Cinco primeiro-ministros no espaço de dois anos. A vida política em França assemelha-se cada vez mais à tradicional instabilidade italiana durante décadas.
Sébastien Lecornu é o novo primeiro-ministro de França. O atual ministro da Defesa foi o escolhido por Emmanuel Macron para suceder a François Bayrou. Tem integrado todos os executivos desde 2017.
A escolha do Palácio do Eliseu recaiu sobre um aliado de longa data do presidente francês para tentar aprovar o Orçamento do Estado do próximo ano numa Assembleia Nacional dividida.
Lecornu será o quinto primeiro-ministro no espaço de dois anos. Os dois anteriores - Michel Barnier e François Bayrou - foram demitidos após tentarem aprovar orçamentos para reduir o défice francês, o mais elevado da zona euro.

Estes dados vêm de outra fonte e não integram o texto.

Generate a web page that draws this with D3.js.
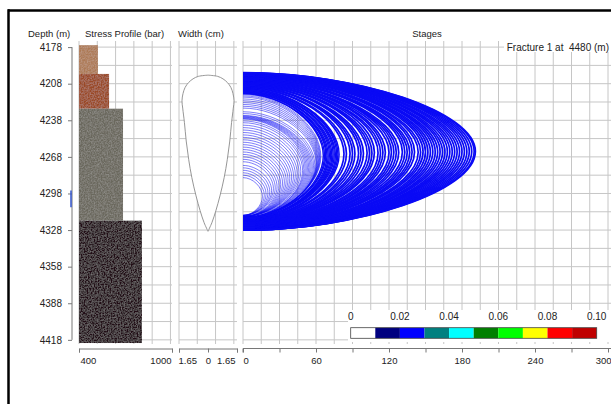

Na Assembleia Nacional, o novo executivo vai deparar-se com a oposição feroz da União Nacional de extrema-direita, e a França Insubmissa de extrema-esquerda, que têm rejeitado as políticas de Macron e já exigiram novas eleições legislativas.
O executivo Lecornu vai precisar do apoio tanto da esquerda como da direita para aprovar o Orçamento do próximo ano, ou tentar que se abstenham para que o executivo mantenha-se em funções, sem novas eleições.
"A ação do primeiro-ministro será guiada pela defesa da nossa independência e do nosso poder, pelo serviço aos franceses e pela estabilidade política e institucional para a unidade do país", disse o Palácio do Eliseu em comunicado.